◆ Supplied material
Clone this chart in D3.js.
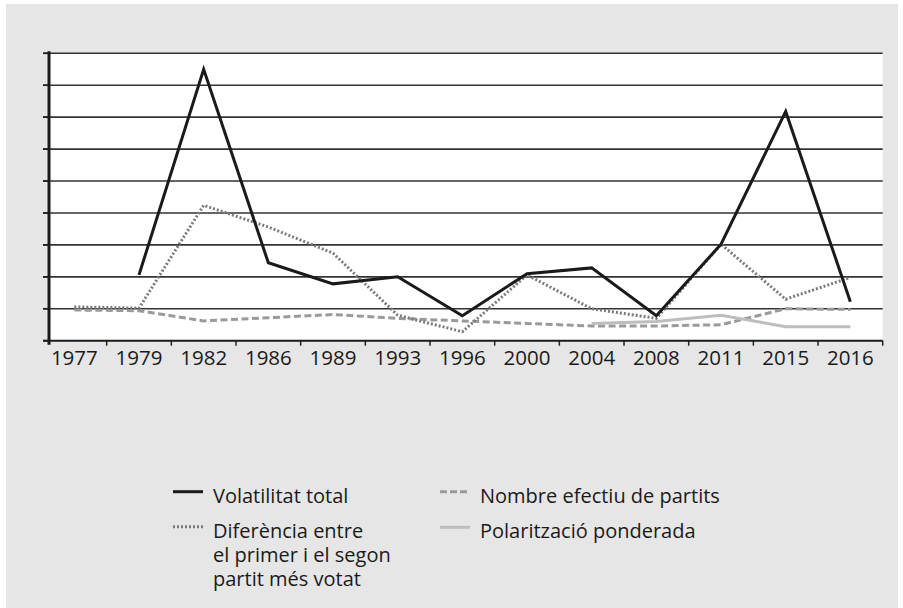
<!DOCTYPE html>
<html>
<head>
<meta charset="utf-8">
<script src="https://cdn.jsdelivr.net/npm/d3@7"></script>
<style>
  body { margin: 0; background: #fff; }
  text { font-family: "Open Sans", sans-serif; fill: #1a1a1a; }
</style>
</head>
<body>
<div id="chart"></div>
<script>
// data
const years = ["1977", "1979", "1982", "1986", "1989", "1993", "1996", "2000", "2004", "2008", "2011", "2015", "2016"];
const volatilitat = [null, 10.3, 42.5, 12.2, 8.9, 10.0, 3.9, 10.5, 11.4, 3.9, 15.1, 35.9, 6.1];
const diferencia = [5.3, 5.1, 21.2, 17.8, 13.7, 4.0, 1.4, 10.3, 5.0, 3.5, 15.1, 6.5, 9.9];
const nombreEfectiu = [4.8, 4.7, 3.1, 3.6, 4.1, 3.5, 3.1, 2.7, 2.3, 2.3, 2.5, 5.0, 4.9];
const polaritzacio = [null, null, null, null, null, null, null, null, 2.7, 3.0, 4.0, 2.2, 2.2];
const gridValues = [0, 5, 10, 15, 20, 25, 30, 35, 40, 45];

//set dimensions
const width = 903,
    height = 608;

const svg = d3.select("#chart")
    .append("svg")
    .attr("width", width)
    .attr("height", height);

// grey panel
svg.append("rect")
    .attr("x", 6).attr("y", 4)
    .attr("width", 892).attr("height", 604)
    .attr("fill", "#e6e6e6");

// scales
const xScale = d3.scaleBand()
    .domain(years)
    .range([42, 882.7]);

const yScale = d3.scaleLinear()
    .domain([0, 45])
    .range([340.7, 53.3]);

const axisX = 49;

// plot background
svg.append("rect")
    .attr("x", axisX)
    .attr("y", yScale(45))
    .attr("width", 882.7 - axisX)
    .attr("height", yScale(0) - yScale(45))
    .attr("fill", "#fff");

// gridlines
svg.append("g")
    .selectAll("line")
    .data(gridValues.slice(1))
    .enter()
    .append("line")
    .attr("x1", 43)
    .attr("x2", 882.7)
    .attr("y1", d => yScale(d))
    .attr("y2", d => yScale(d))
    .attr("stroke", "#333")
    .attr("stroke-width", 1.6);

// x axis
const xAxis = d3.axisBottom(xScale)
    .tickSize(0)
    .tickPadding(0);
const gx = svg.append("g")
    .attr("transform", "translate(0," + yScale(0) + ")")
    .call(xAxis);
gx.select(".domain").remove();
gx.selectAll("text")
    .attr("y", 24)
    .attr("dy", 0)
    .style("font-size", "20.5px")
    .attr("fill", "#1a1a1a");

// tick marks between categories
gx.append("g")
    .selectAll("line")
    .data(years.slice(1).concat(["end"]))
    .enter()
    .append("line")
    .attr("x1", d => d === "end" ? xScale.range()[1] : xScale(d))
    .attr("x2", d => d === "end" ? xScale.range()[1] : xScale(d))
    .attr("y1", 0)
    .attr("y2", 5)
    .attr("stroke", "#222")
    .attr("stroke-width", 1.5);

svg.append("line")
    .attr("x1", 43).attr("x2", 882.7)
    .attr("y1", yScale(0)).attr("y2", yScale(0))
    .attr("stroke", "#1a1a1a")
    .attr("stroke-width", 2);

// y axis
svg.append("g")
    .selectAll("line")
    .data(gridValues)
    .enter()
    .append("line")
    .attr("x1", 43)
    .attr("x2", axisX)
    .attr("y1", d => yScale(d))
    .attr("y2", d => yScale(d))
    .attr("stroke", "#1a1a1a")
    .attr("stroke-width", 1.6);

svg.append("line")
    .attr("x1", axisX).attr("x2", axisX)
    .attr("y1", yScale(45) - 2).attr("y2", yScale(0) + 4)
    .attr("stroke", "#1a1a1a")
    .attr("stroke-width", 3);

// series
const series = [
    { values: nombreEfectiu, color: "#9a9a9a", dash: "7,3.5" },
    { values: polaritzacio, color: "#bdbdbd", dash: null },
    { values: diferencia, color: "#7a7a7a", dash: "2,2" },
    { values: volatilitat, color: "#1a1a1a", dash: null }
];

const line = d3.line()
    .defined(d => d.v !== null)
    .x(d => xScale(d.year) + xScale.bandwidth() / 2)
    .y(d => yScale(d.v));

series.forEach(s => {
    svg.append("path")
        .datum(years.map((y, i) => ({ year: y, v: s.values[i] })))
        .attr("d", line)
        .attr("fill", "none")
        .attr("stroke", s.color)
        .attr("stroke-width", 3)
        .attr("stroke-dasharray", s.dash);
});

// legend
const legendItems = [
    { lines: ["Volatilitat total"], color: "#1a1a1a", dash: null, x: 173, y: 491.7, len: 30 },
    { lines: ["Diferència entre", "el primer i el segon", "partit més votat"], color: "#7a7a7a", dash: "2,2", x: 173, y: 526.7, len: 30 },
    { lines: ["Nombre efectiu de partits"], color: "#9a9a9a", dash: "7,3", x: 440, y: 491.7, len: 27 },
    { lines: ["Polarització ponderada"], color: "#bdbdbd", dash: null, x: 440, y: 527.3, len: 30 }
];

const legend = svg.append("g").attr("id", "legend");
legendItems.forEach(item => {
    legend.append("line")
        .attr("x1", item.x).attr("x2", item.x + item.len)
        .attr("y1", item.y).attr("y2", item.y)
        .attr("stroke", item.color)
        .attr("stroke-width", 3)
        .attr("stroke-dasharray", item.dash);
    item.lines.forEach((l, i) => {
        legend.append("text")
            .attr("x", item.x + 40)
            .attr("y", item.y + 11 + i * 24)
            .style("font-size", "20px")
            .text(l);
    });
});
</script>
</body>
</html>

◆ Exercise goal
Print the complete listing exactly as it stands, without its pictures.

◆ Solution to this problem
Clone this chart in D3.js.
<!DOCTYPE html>
<html>
<head>
<meta charset="utf-8">
<script src="https://cdn.jsdelivr.net/npm/d3@7"></script>
<style>
  body { margin: 0; background: #fff; }
  text { font-family: "Open Sans", sans-serif; fill: #1a1a1a; }
</style>
</head>
<body>
<div id="chart"></div>
<script>
// data
const years = ["1977", "1979", "1982", "1986", "1989", "1993", "1996", "2000", "2004", "2008", "2011", "2015", "2016"];
const volatilitat = [null, 10.3, 42.5, 12.2, 8.9, 10.0, 3.9, 10.5, 11.4, 3.9, 15.1, 35.9, 6.1];
const diferencia = [5.3, 5.1, 21.2, 17.8, 13.7, 4.0, 1.4, 10.3, 5.0, 3.5, 15.1, 6.5, 9.9];
const nombreEfectiu = [4.8, 4.7, 3.1, 3.6, 4.1, 3.5, 3.1, 2.7, 2.3, 2.3, 2.5, 5.0, 4.9];
const polaritzacio = [null, null, null, null, null, null, null, null, 2.7, 3.0, 4.0, 2.2, 2.2];
const gridValues = [0, 5, 10, 15, 20, 25, 30, 35, 40, 45];

//set dimensions
const width = 903,
    height = 608;

const svg = d3.select("#chart")
    .append("svg")
    .attr("width", width)
    .attr("height", height);

// grey panel
svg.append("rect")
    .attr("x", 6).attr("y", 4)
    .attr("width", 892).attr("height", 604)
    .attr("fill", "#e6e6e6");

// scales
const xScale = d3.scaleBand()
    .domain(years)
    .range([42, 882.7]);

const yScale = d3.scaleLinear()
    .domain([0, 45])
    .range([340.7, 53.3]);

const axisX = 49;

// plot background
svg.append("rect")
    .attr("x", axisX)
    .attr("y", yScale(45))
    .attr("width", 882.7 - axisX)
    .attr("height", yScale(0) - yScale(45))
    .attr("fill", "#fff");

// gridlines
svg.append("g")
    .selectAll("line")
    .data(gridValues.slice(1))
    .enter()
    .append("line")
    .attr("x1", 43)
    .attr("x2", 882.7)
    .attr("y1", d => yScale(d))
    .attr("y2", d => yScale(d))
    .attr("stroke", "#333")
    .attr("stroke-width", 1.6);

// x axis
const xAxis = d3.axisBottom(xScale)
    .tickSize(0)
    .tickPadding(0);
const gx = svg.append("g")
    .attr("transform", "translate(0," + yScale(0) + ")")
    .call(xAxis);
gx.select(".domain").remove();
gx.selectAll("text")
    .attr("y", 24)
    .attr("dy", 0)
    .style("font-size", "20.5px")
    .attr("fill", "#1a1a1a");

// tick marks between categories
gx.append("g")
    .selectAll("line")
    .data(years.slice(1).concat(["end"]))
    .enter()
    .append("line")
    .attr("x1", d => d === "end" ? xScale.range()[1] : xScale(d))
    .attr("x2", d => d === "end" ? xScale.range()[1] : xScale(d))
    .attr("y1", 0)
    .attr("y2", 5)
    .attr("stroke", "#222")
    .attr("stroke-width", 1.5);

svg.append("line")
    .attr("x1", 43).attr("x2", 882.7)
    .attr("y1", yScale(0)).attr("y2", yScale(0))
    .attr("stroke", "#1a1a1a")
    .attr("stroke-width", 2);

// y axis
svg.append("g")
    .selectAll("line")
    .data(gridValues)
    .enter()
    .append("line")
    .attr("x1", 43)
    .attr("x2", axisX)
    .attr("y1", d => yScale(d))
    .attr("y2", d => yScale(d))
    .attr("stroke", "#1a1a1a")
    .attr("stroke-width", 1.6);

svg.append("line")
    .attr("x1", axisX).attr("x2", axisX)
    .attr("y1", yScale(45) - 2).attr("y2", yScale(0) + 4)
    .attr("stroke", "#1a1a1a")
    .attr("stroke-width", 3);

// series
const series = [
    { values: nombreEfectiu, color: "#9a9a9a", dash: "7,3.5" },
    { values: polaritzacio, color: "#bdbdbd", dash: null },
    { values: diferencia, color: "#7a7a7a", dash: "2,2" },
    { values: volatilitat, color: "#1a1a1a", dash: null }
];

const line = d3.line()
    .defined(d => d.v !== null)
    .x(d => xScale(d.year) + xScale.bandwidth() / 2)
    .y(d => yScale(d.v));

series.forEach(s => {
    svg.append("path")
        .datum(years.map((y, i) => ({ year: y, v: s.values[i] })))
        .attr("d", line)
        .attr("fill", "none")
        .attr("stroke", s.color)
        .attr("stroke-width", 3)
        .attr("stroke-dasharray", s.dash);
});

// legend
const legendItems = [
    { lines: ["Volatilitat total"], color: "#1a1a1a", dash: null, x: 173, y: 491.7, len: 30 },
    { lines: ["Diferència entre", "el primer i el segon", "partit més votat"], color: "#7a7a7a", dash: "2,2", x: 173, y: 526.7, len: 30 },
    { lines: ["Nombre efectiu de partits"], color: "#9a9a9a", dash: "7,3", x: 440, y: 491.7, len: 27 },
    { lines: ["Polarització ponderada"], color: "#bdbdbd", dash: null, x: 440, y: 527.3, len: 30 }
];

const legend = svg.append("g").attr("id", "legend");
legendItems.forEach(item => {
    legend.append("line")
        .attr("x1", item.x).attr("x2", item.x + item.len)
        .attr("y1", item.y).attr("y2", item.y)
        .attr("stroke", item.color)
        .attr("stroke-width", 3)
        .attr("stroke-dasharray", item.dash);
    item.lines.forEach((l, i) => {
        legend.append("text")
            .attr("x", item.x + 40)
            .attr("y", item.y + 11 + i * 24)
            .style("font-size", "20px")
            .text(l);
    });
});
</script>
</body>
</html>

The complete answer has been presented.